Music like you remember it
The biggest application for this technology is the market for wireless earbuds, which is about 400 million pairs a year, says Cooney. These range from $20 buds you find on Temu to $300 models from the likes of Bose and Apple.
Of course, to get traction, the technology actually has to offer something you can’t get with today’s conventional earbuds.
So I tried it out for myself. The short version of my experience is that, while the best of today’s earbuds, such as AirPods Pro 2, are great at delivering warm sound and clear calls, there’s a fair amount we’ve all been missing, and it’s part of the reason that listening at home, even on the best gear, still can’t compare to live music.
I was surprised to find that trying out some favorite tracks on solid-state earbuds exposed details—even instruments—I hadn’t noticed before, and which I couldn’t pick out using even high-end conventional in-ear buds. I could have a similar experience using expensive speakers with distinct woofers and tweeters at home, but the whole point of this technology is that it can fit in your pocket and go anywhere.
This 8-inch silicon wafer contains hundreds of micro speakers. PHOTO: XMEMS
Part of the reason solid-state speakers can deliver clearer sound is that tiny pieces of piezoelectric silicon can move more immediately and precisely, says Lucey, the mastering engineer. “Ideally, a perfect speaker goes when you tell it to go, and when you say stop it stops moving, and this does a lot of things that are closer to that ideal,” he adds.
Possible futures of silicon-based audio
If major players in the audio industry do adopt solid-state speakers, the transition is likely to take years, even decades. And these kinds of speakers might forever be paired with conventional ones, which are for now much better at producing bass.
Producing low-frequency sound is critical not just for helping people feel the groove, but also for the noise-canceling ability of today’s earbuds. That could mean that future earbuds would have separate drivers—one conventional, and one solid-state.
But earbuds, and later, over-the-ear headphones, are only the beginning of what’s possible for these devices.
Once a mechanical object can be fashioned out of silicon, it can find all sorts of unexpected new applications. For example, the first inertial measurement unit—used to determine the movement and orientation of an object—was created for the Apollo spacecraft, and was as big as a basketball. The solid-state version of it is the size of a grain of sand, and is the reason your phone knows when you’ve switched between portrait and landscape mode. (It’s also the reason smartwatches can recognize when you’re working out.)
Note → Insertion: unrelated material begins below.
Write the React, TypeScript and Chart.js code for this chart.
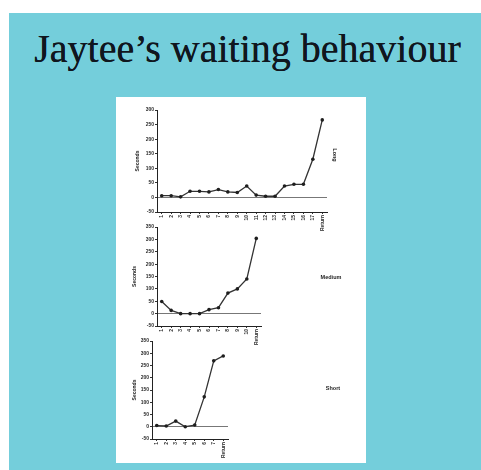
import React, { useEffect, useRef } from 'react';
import { Chart, registerables } from 'chart.js';

Chart.register(...registerables);

const titleText = 'Jaytee’s waiting behaviour';
const yAxisTitle = 'Seconds';

const longLabels = ['1', '2', '3', '4', '5', '6', '7', '8', '9', '10', '11', '12', '13', '14', '15', '16', '17', 'Return'];
const longValues = [6, 6, 2, 21, 21, 19, 27, 19, 17, 39, 8, 4, 4, 39, 45, 45, 131, 266];

const mediumLabels = ['1', '2', '3', '4', '5', '6', '7', '8', '9', '10', 'Return'];
const mediumValues = [49, 13, 0, 0, 0, 16, 24, 83, 100, 140, 304];

const shortLabels = ['1', '2', '3', '4', '5', '6', '7', 'Return'];
const shortValues = [5, 3, 23, 0, 7, 122, 269, 289];

const longRange = [-50, 300];
const mediumRange = [-50, 350];
const shortRange = [-50, 350];

const sideLabelPlugin = {
  id: 'sideLabel',
  afterDraw(chart: any, _args: any, opts: any) {
    if (!opts || !opts.text) return;
    const ctx = chart.ctx;
    ctx.save();
    ctx.font = `bold ${opts.size}px "Liberation Sans", Arial, sans-serif`;
    ctx.fillStyle = opts.color;
    ctx.textAlign = 'center';
    ctx.textBaseline = 'middle';
    ctx.translate(opts.x, opts.y);
    ctx.rotate((opts.rotate * Math.PI) / 180);
    ctx.fillText(opts.text, 0, 0);
    ctx.restore();
  },
};

type MiniProps = {
  labels: string[];
  values: number[];
  range: number[];
  left: number;
  top: number;
  width: number;
  height: number;
  yWidth: number;
  xHeight: number;
  padRight: number;
  padTop: number;
  side: { text: string; x: number; y: number; rotate: number };
};

function MiniChart(p: MiniProps) {
  const ref = useRef<HTMLCanvasElement | null>(null);
  useEffect(() => {
    if (!ref.current) return;
    const font = { family: '"Liberation Sans", Arial, sans-serif', size: 5, weight: 'bold' as const };
    const chart = new Chart(ref.current, {
      type: 'line',
      data: {
        labels: p.labels,
        datasets: [
          {
            data: p.values,
            borderColor: '#333333',
            borderWidth: 1.3,
            pointRadius: 1.8,
            pointBackgroundColor: '#1e1e1e',
            pointBorderWidth: 0,
            tension: 0,
            fill: false,
          },
        ],
      },
      options: {
        responsive: false,
        animation: false,
        layout: { padding: { top: p.padTop, right: p.padRight, left: 0, bottom: 0 } },
        plugins: {
          legend: { display: false },
          tooltip: { enabled: false },
          sideLabel: { ...p.side, size: 5.5, color: '#222' },
        } as any,
        scales: {
          x: {
            type: 'category',
            offset: true,
            grid: { color: 'transparent', offset: false, drawTicks: true, tickColor: '#333', tickLength: 2 },
            border: { display: true, color: '#222', width: 1 },
            ticks: { font, color: '#2a2a2a', minRotation: 90, maxRotation: 90, padding: 1, autoSkip: false },
            afterFit: (s: any) => {
              s.height = p.xHeight;
            },
          },
          y: {
            min: p.range[0],
            max: p.range[1],
            grid: {
              color: (c: any) => (c.tick && c.tick.value === 0 ? '#777' : 'transparent'),
              drawTicks: true,
              tickColor: '#333',
              tickLength: 2,
            },
            border: { display: true, color: '#222', width: 1 },
            ticks: { font, color: '#2a2a2a', stepSize: 50, padding: 1 },
            title: { display: true, text: yAxisTitle, font, color: '#222', padding: 0 },
            afterFit: (s: any) => {
              s.width = p.yWidth;
            },
          },
        },
      },
      plugins: [sideLabelPlugin],
    });
    return () => chart.destroy();
  }, []);
  return (
    <canvas
      ref={ref}
      width={p.width}
      height={p.height}
      style={{ position: 'absolute', left: p.left, top: p.top, width: p.width, height: p.height }}
    />
  );
}

export default function App() {
  return (
    <div style={{ position: 'fixed', left: 0, top: 0, width: 481, height: 470, background: '#ffffff', overflow: 'hidden' }}>
      <div style={{ position: 'absolute', left: 9, top: 13, width: 472, height: 457, background: '#74CEDB' }} />
      <div
        style={{
          position: 'absolute',
          left: 0,
          top: 29,
          width: 495,
          textAlign: 'center',
          fontFamily: '"Liberation Serif", "Times New Roman", serif',
          fontSize: 40,
          lineHeight: '40px',
          color: '#10161e',
          whiteSpace: 'nowrap',
          textShadow: '0 0 0.6px #10161e',
        }}
      >
        {titleText}
      </div>
      <div style={{ position: 'absolute', left: 116, top: 97, width: 250, height: 366, background: '#ffffff' }} />
      <MiniChart
        labels={longLabels}
        values={longValues}
        range={longRange}
        left={135}
        top={104}
        width={213}
        height={132}
        yWidth={22}
        xHeight={24}
        padRight={21}
        padTop={6}
        side={{ text: 'Long', x: 200, y: 51, rotate: 90 }}
      />
      <MiniChart
        labels={mediumLabels}
        values={mediumValues}
        range={mediumRange}
        left={132}
        top={221}
        width={218}
        height={129}
        yWidth={25}
        xHeight={24}
        padRight={89}
        padTop={6}
        side={{ text: 'Medium', x: 199, y: 56, rotate: 0 }}
      />
      <MiniChart
        labels={shortLabels}
        values={shortValues}
        range={shortRange}
        left={132}
        top={335}
        width={218}
        height={128}
        yWidth={20}
        xHeight={24}
        padRight={122}
        padTop={6}
        side={{ text: 'Short', x: 201, y: 53, rotate: 0 }}
      />
    </div>
  );
}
One currently exotic but potentially transformative application for solid-state speakers, still in the prototype stage, is making objects that exist only in augmented and virtual reality feel real. It turns out that by using arrays of tiny speakers, it’s possible to generate a field of ultrasonic sound that exerts force on the human hand. This could make it possible, for example, to simulate two people shaking hands in VR—or the feel of an object that is only virtual.
Another potential application—far off, for now—is implantable speakers for people with hearing loss, says Cooney. Meanwhile, recent changes made by the FDA have made it possible for companies to sell over-the-counter hearing aids. Because solid-state speakers excel at generating the higher frequencies where hearing loss occurs first, they could be ideal for this application.
Apple doesn’t sell over-the-counter hearing aids. But its AirPods Pro can already function as a pair of them, for people with mild-to-moderate hearing loss. Whether or not Apple uses MEMS-based speakers to enhance this capability in the future, one of its competitors is likely to try.